Looking at their stats, they seem to have two good forward lines and one good D pair and a sharp dropoff after that; and such a bad penalty kill seems to suggest a lack of depth. Is there anything wrong with St. Cloud that better recruiting couldn’t fix, and, given that they’re only an hour from downtown Minneapolis and super convenient for hockey-mad Minneapolis parents to get to, why isn’t recruiting a problem they’ve solved already?

Gabriella: I do think it likely comes down to recruiting for the Huskies, and specifically competing with other Minnesota schools for players who are out of that top tier of prospects. Many of the best U18 players are still funneling into Wisconsin and Minnesota (and programs out east), and after that, St.

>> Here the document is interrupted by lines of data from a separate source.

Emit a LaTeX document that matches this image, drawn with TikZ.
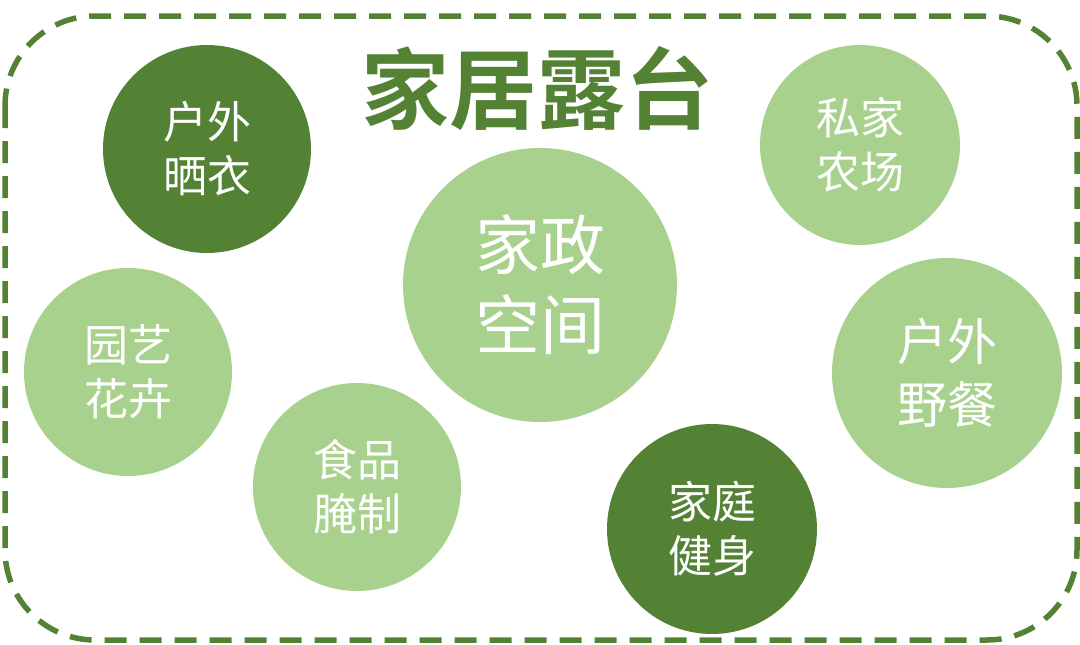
\documentclass[tikz,border=0pt]{standalone}
\usepackage{fontspec}
\newfontfamily\cjk{Noto Sans CJK SC}
\newfontfamily\cjkbold{Noto Sans CJK SC Bold}
\definecolor{dkgreen}{HTML}{548235}
\definecolor{ltgreen}{HTML}{A9D18E}
\tikzset{
  bubble/.style={circle, inner sep=0pt, text=white, align=center},
  small/.style={font=\cjk\fontsize{44}{54}\selectfont},
}
\begin{document}
\begin{tikzpicture}[x=1pt,y=-1pt]
\useasboundingbox (0,0) rectangle (1080,645);
\draw[dkgreen, line width=5.5pt, dash pattern=on 22pt off 13pt, rounded corners=90pt] (5,16) rectangle (1077,640);
\node[text=dkgreen, font=\cjkbold\fontsize{88}{88}\selectfont] (title) at (537,88) {家居露台};
\node[bubble, small, fill=dkgreen, minimum size=208pt] (c1) at (207,149) {户外\\晒衣};
\node[bubble, small, fill=ltgreen, minimum size=200pt] (c2) at (860,145) {私家\\农场};
\node[bubble, fill=ltgreen, minimum size=274pt, font=\cjk\fontsize{65}{80}\selectfont] (c3) at (540,285) {家政\\空间};
\node[bubble, small, fill=ltgreen, minimum size=208pt] (c4) at (128,372) {园艺\\花卉};
\node[bubble, fill=ltgreen, minimum size=230pt, font=\cjk\fontsize{50}{63}\selectfont] (c5) at (947,373) {户外\\野餐};
\node[bubble, small, fill=ltgreen, minimum size=208pt] (c6) at (357,487) {食品\\腌制};
\node[bubble, small, fill=dkgreen, minimum size=210pt] (c7) at (712,529) {家庭\\健身};
\end{tikzpicture}
\end{document}
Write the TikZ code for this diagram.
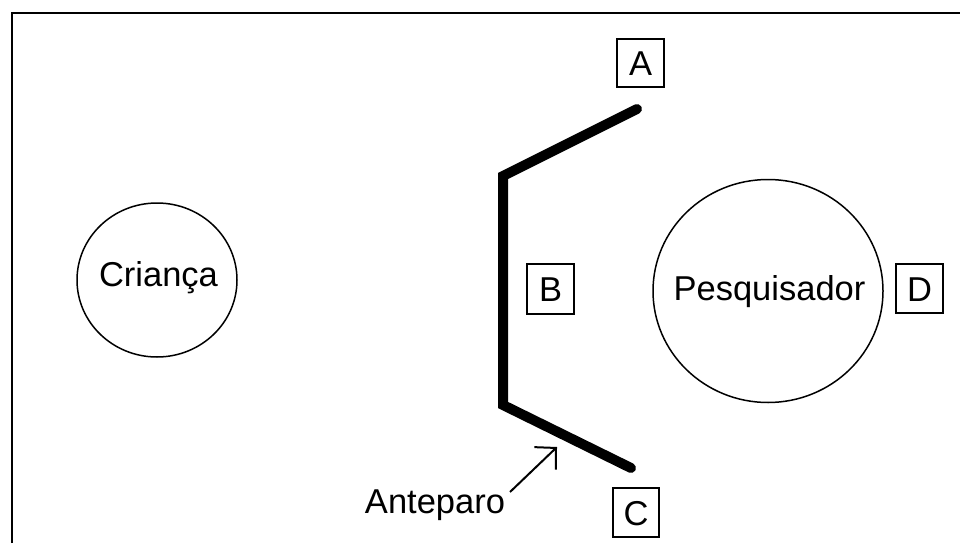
\documentclass[tikz,border=0pt]{standalone}
\usepackage{fontspec}
\setmainfont{Liberation Sans}
\usetikzlibrary{arrows.meta,shapes.geometric}
\begin{document}
\begin{tikzpicture}[x=1pt,y=-1pt,
  lbl/.style={inner sep=0pt,font=\fontsize{34.5}{41}\selectfont,text height=25pt,text depth=0pt},
  ring/.style={draw,ellipse,line width=1.5pt,inner sep=0pt},
  tag/.style={draw,line width=1.6pt,inner sep=0pt,minimum width=46pt,minimum height=49pt,
    font=\fontsize{34.5}{41}\selectfont,text height=25pt,text depth=0pt},
  screen/.style={line width=10pt,line cap=round,line join=miter},
  pointer/.style={line width=2pt,-{Straight Barb[length=15pt,width=31pt,line width=2pt]}}]
\useasboundingbox (0,0) rectangle (960,543);
\fill[white] (0,0) rectangle (960,543);

% outer frame (only left and top edges fall inside the page)
\draw[line width=2.5pt] (12,543) -- (12,13) -- (960,13);

% child and researcher
\node[ring,minimum width=160pt,minimum height=154pt] (crianca) at (157,280) {};
\node[lbl] (tcrianca) at (158.5,274) {Criança};
\node[ring,minimum width=230pt,minimum height=223pt] (pesq) at (768,291) {};
\node[lbl] (tpesq) at (769.5,288) {Pesquisador};

% the screen
\coordinate (sA) at (637,109);
\coordinate (sT) at (503,176);
\coordinate (sB) at (503,405);
\coordinate (sC) at (631,468);
\draw[screen] (sA) -- (sT) -- (sB) -- (sC);

% position tags
\node[tag,minimum width=47pt,minimum height=48pt] (A) at (640.5,63) {A};
\node[tag,minimum width=47pt,minimum height=50pt] (B) at (550.5,289) {B};
\node[tag] (C) at (636,512.5) {C};
\node[tag,minimum width=47pt] (D) at (919.5,288.5) {D};

% screen label
\node[lbl] (ant) at (435,500.5) {Anteparo};
\coordinate (arrS) at (510,492);
\coordinate (arrE) at (557,447);
\draw[pointer] (arrS) -- (arrE);
\end{tikzpicture}
\end{document}
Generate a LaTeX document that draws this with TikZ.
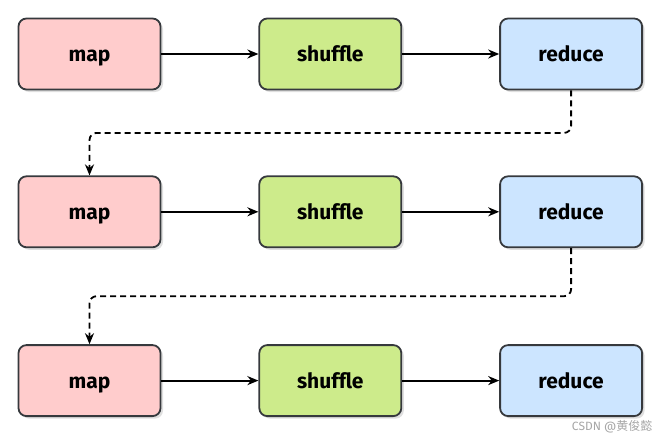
\documentclass[tikz,border=0pt]{standalone}
\usepackage{fontspec}
\setmainfont{Fira Sans}
\newfontfamily\cjk{Noto Sans CJK SC}
\usetikzlibrary{positioning,shadows,calc,arrows.meta}

\definecolor{mappink}{HTML}{FFCCCC}
\definecolor{shufgreen}{HTML}{CDEB8B}
\definecolor{redblue}{HTML}{CCE5FF}
\definecolor{edgegray}{HTML}{36393D}

\tikzset{
  stagebox/.style={rectangle, rounded corners=8pt, draw=edgegray, line width=1.8pt,
    minimum width=142pt, minimum height=71pt, text height=16pt, text depth=0pt,
    font=\fontsize{21}{23}\selectfont\bfseries,
    drop shadow={opacity=0.25, shadow xshift=2.5pt, shadow yshift=-2.5pt}},
  mapbox/.style={stagebox, fill=mappink},
  shufbox/.style={stagebox, fill=shufgreen},
  redbox/.style={stagebox, fill=redblue},
  flow/.style={-{Stealth[length=11pt, width=9pt]}, line width=1.8pt},
  loopback/.style={-{Stealth[length=11pt, width=9pt]}, line width=1.8pt,
    dash pattern=on 6pt off 4pt, rounded corners=7pt}
}

\begin{document}
\begin{tikzpicture}[x=1pt, y=1pt, node distance=97pt]

\useasboundingbox (0,0) rectangle (672,-444);

\node (map1) [mapbox] at (89.5,-54) {map};
\node (shuf1) [shufbox, right=of map1] {shuffle};
\node (red1) [redbox, right=of shuf1] {reduce};

\node (map2) [mapbox, below=85pt of map1] {map};
\node (shuf2) [shufbox, right=of map2] {shuffle};
\node (red2) [redbox, right=of shuf2] {reduce};

\node (map3) [mapbox, below=96pt of map2] {map};
\node (shuf3) [shufbox, right=of map3] {shuffle};
\node (red3) [redbox, right=of shuf3] {reduce};

\draw[flow] (map1) -- (shuf1);
\draw[flow] (shuf1) -- (red1);
\draw[flow] (map2) -- (shuf2);
\draw[flow] (shuf2) -- (red2);
\draw[flow] (map3) -- (shuf3);
\draw[flow] (shuf3) -- (red3);

\draw[loopback] (red1.south) |- ($(red1.south)!0.5!(map2.north)$) -| (map2.north);
\draw[loopback] (red2.south) |- ($(red2.south)!0.5!(map3.north)$) -| (map3.north);

\node (mark) [anchor=east, text=gray!70, font=\fontsize{12}{13}\selectfont] at (656,-427) {CSDN @{\cjk 黄俊懿}};

\end{tikzpicture}
\end{document}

Cloud has to compete with Bemidji State, Minnesota Duluth, and Minnesota State for local talent.

They have been able to bring in talent, though. Looking at this year’s team, Julia Tylke is an exciting player to watch, Abby Thiessen was a big get from North Dakota, and rising sophomore Jenniina Nylund seems like she could break out in the future. But, as you’ve said, they haven’t been able to surround that talent with depth. And what depth they did have took a hit this season; the Huskies were without forward Laura Kluge and defender Rachel Herzog for a good chunk of games. That just made it all the more harder for St. Cloud to max out and take a sizeable step forward.

Stick taps: The Huskies took Minnesota to overtime back in November, but unfortunately couldn’t sneak away with a win. They did net a very respectable win just three weeks ago against Minnesota Duluth, a 3-2 decision that saw Alder make 51 saves.

Losing an edge: St. Cloud State failed to get a win in two straight overtime games against Lindenwood, but more important to their conference fate, they went 0-4-0 against Bemidji State in WCHA play, including two losses to end the regular season.